Paul Burns says the NFL's suspension of Atlanta Falcons receiver Calvin Ridley is proof positive the system works.
The NFL banned Ridley for at least the 2022 season Monday for gambling on games last season. The league said Ridley bet on contests over a five-day stretch in November 2021 when he was away from the Falcons and on the non-football injury list to deal with his mental health.
"It's unfortunate," Burns, the president/CEO of the Canadian Gaming Association, said via telephone Tuesday. "I don't know all the particular details of Calvin Ridley's case, but the fact is the system worked.
"I think it's a lesson that there are rules in place and if there are oversights, there are people monitoring (and) there will be consequences. The system did what it was supposed to do."

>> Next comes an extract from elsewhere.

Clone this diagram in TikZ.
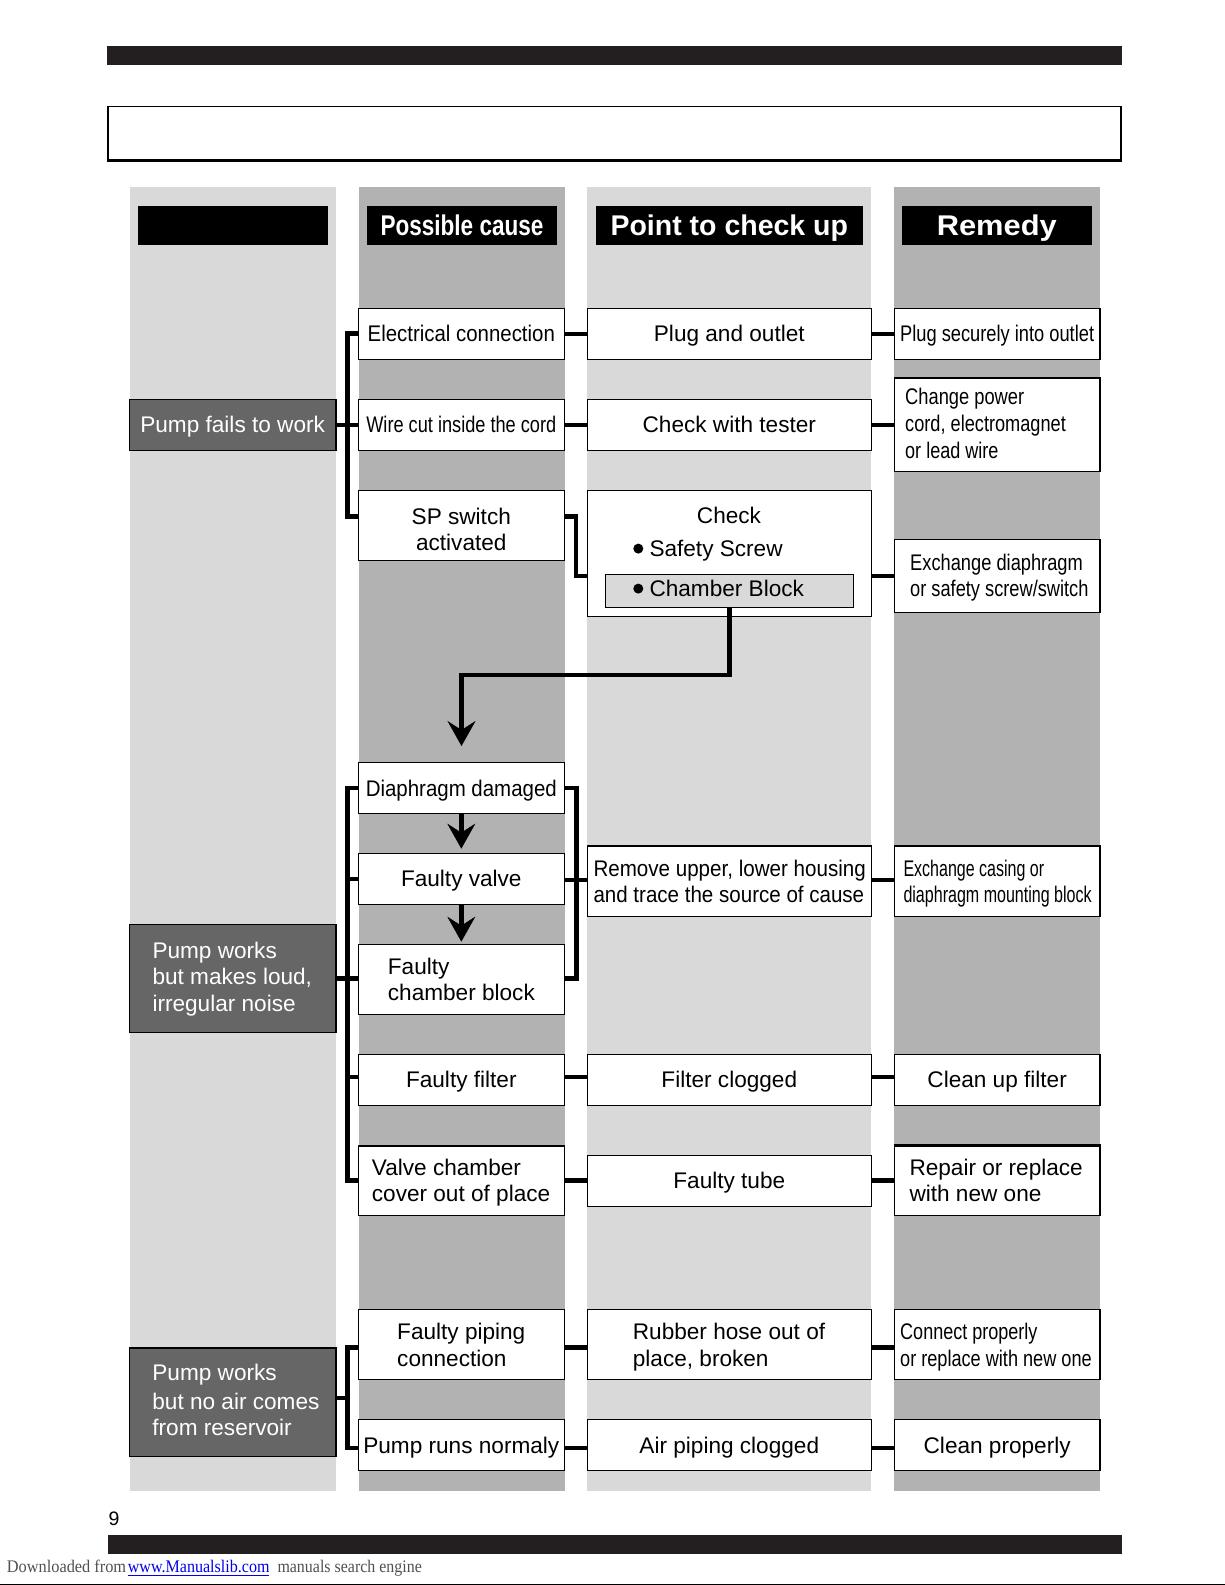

Single-game sports betting became legal in Canada last August. The industry is set to fully open in Ontario on April 4 and Burns said the province's regulatory statements include integrity standards.
"They (provincial statements) use the term, insiders, in the standards but it's insider betting," Burns said. "So people who are part of whatever is being bet on can't bet.
"That would include players, officials, team officials, leagues or anybody who is engaged would be prevented under the regulatory standards of Ontario and are not to bet."
The NFL also said its investigation found no evidence Ridley used inside information or that any game was compromised. The league added there was nothing to suggest that Falcons' coaches, staff or players were aware of Ridley's betting activity.
Ridley can petition for reinstatement after Feb. 23, 2023 but also has the right to appeal the suspension.
After the suspension was announced, Ridley tweeted he'd wagered a total of US$1,500 and that he didn't have a gambling problem. Ridley, a 2018 first-round pick, was slated to earn $11.1 million salary this season.
"I don't know the particulars of what the bets particularly were on," Burns said. "But it was on the sport in which he plays and the league in which he was employed by and I'd see it from that point of view.
"What we'll see is it's a learning mode for a lot of people to understand there's rules in place. For some professional sports leagues, and I'm not familiar with the NFL's policy, the collective agreements (state) players can't bet on sports, they can't bet on their own sport so they need to know (and be) aware of that."
On Monday, the CGA announced it had signed a memorandum of understanding with the International Betting Integrity Association for Ontario and the wider Canadian market. It will provide a co-operation and co-ordination framework on betting and related integrity issues while also protecting the market, sports, consumers, and regulated betting operators, from corrupt activities.
The IBIA was recently accredited by the Alcohol and Gaming Commission of Ontario as an independent integrity monitor.